The somatic experience is crucial. There is often a feeling of overwhelming pressure, of being dwarfed or crushed by the offered gift. The dream-ego feels fraudulent, knowing it cannot healthily contain such a grandiose projection. This is the psyche's immune response against spiritual inflation. The dream is initiating a process of kenosis—an emptying out of identifications with specialness—so that the dreamer can return to their own "earthen bowl," their authentic, flawed, but real container for life's experiences.

Alchemical Translation
The alchemical process modeled here is the transmutation of spiritual ambition into grounded humility, a key stage in Jungian individuation. The "base matter" is the raw desire for transcendence, for being seen as chosen or enlightened. The "celestial bowl" is the initial, dazzling but unstable coniunctio—a marriage with the divine archetype that risks annihilating the individual.
The refusal is the crucial separatio and mortificatio. It is the killing of the spiritual ego, the separation from the seductive Self-archetype in its inflated form. This feels like a death, a renunciation of a glorious destiny.
The alchemical gold is not found in the philosopher's stone from heaven, but in the capacity to find nourishment in the common clay of one's own being.
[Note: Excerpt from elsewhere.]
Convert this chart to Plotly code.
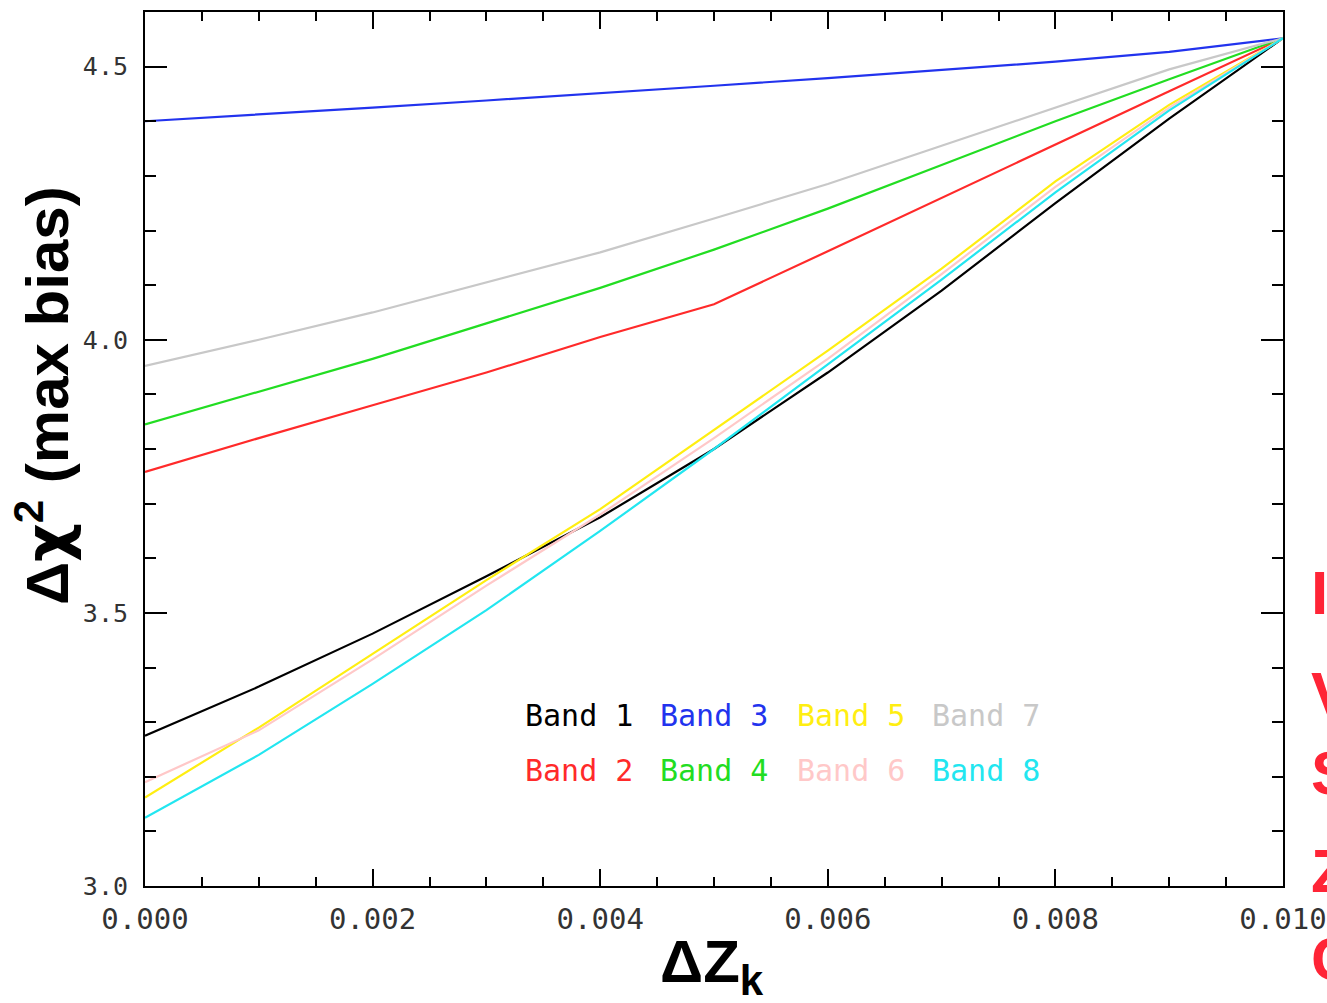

The true alchemical vessel is the accepted earthen bowl—the conscious ego that agrees to be a limited, permeable container for the Self. The nourishment it receives—the simple alms—are the daily experiences, relationships, and insights of an ordinary life, now sanctified because they are received without grandiosity. The process transforms the quest from "attaining a divine state" to "fully inhabiting a human one." The myth teaches that wholeness (individuation) is not about acquiring celestial attributes, but about deepening the capacity to hold, with gratitude and grace, the imperfect, nourishing reality of what is.